Giunone raccomanda la castità alle mogli, ma non pensa neppure per un attimo di potersi arrogare il diritto di punire le infedeltà di suo marito; al contrario: ella ha nel confronti di tutti i mortali, compresi gli innumerevoli figli illegittimi che Zeus (anzi ora si chiama Giove) semina qua e là, un atteggiamento dolcemente materno che le vale il titolo di Sospita (Ausiliatrice) nonché Madre e Regina.
La nuova Hera‐Giunone ricorda molto da vicino Semele e solo per questo può essere considerata madre di Dioniso, che diventa Bacco. Col passar del tempo comunque il suo culto s'è evoluto in forme sempre più serene: vino, donne canti e tanta fecondità.
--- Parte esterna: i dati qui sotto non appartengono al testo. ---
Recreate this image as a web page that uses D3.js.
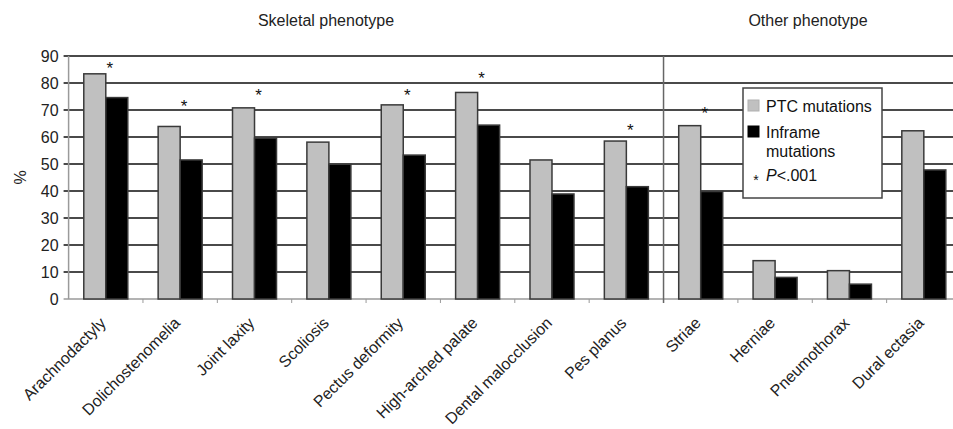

Non solo dunque scompare lo spaventoso sacrificio dell'animale divorato vivo, ma in genere, si rinuncia alla carne: durante l'estasi, come ci comunica Platone non senza una punta di sarcasmo, le baccanti vivono di acqua dei fiumi e credono di nutrirsi di latte e di miele.
Nell'immortale tragedia di Euripide i canti e i balli portano appunto ad un'estasi divina di tipo assolutamente mistico ed è solo la comparsa dell’elemento disturbatore, lo scettico Penteo, a risvegliare nelle donne reminiscenze bestiali portandole a consumare sull’uomo l’antico sacrificio, per cui non era stato preparato nessun animale, il che vuol dire che già ai tempi d’Euripide (407 a.C.) il sacrificio era solo un lontano ricordo.
Comunque anche quando c’era il diasparagmos s’identificava con un rifiuto dell’ordine inteso non come barriera contro la violenza, ma, al contrario, come il più sottile ed insidioso degli elementi sobillatori. Se le baccanti divorano un animale sono i Titani che si divertono a cucinare un bambino!
Pertanto i devoti di Dioniso non cucineranno affatto, almeno per la durata del rito: si nutriranno di acqua, miele selvatico, latte o carne cruda … a secondo di quanto porta il Fato, che per i Greci non è mai caso, ma al contrario espressione di un ordine intrinseco molto affine al concetto indiano di Karma.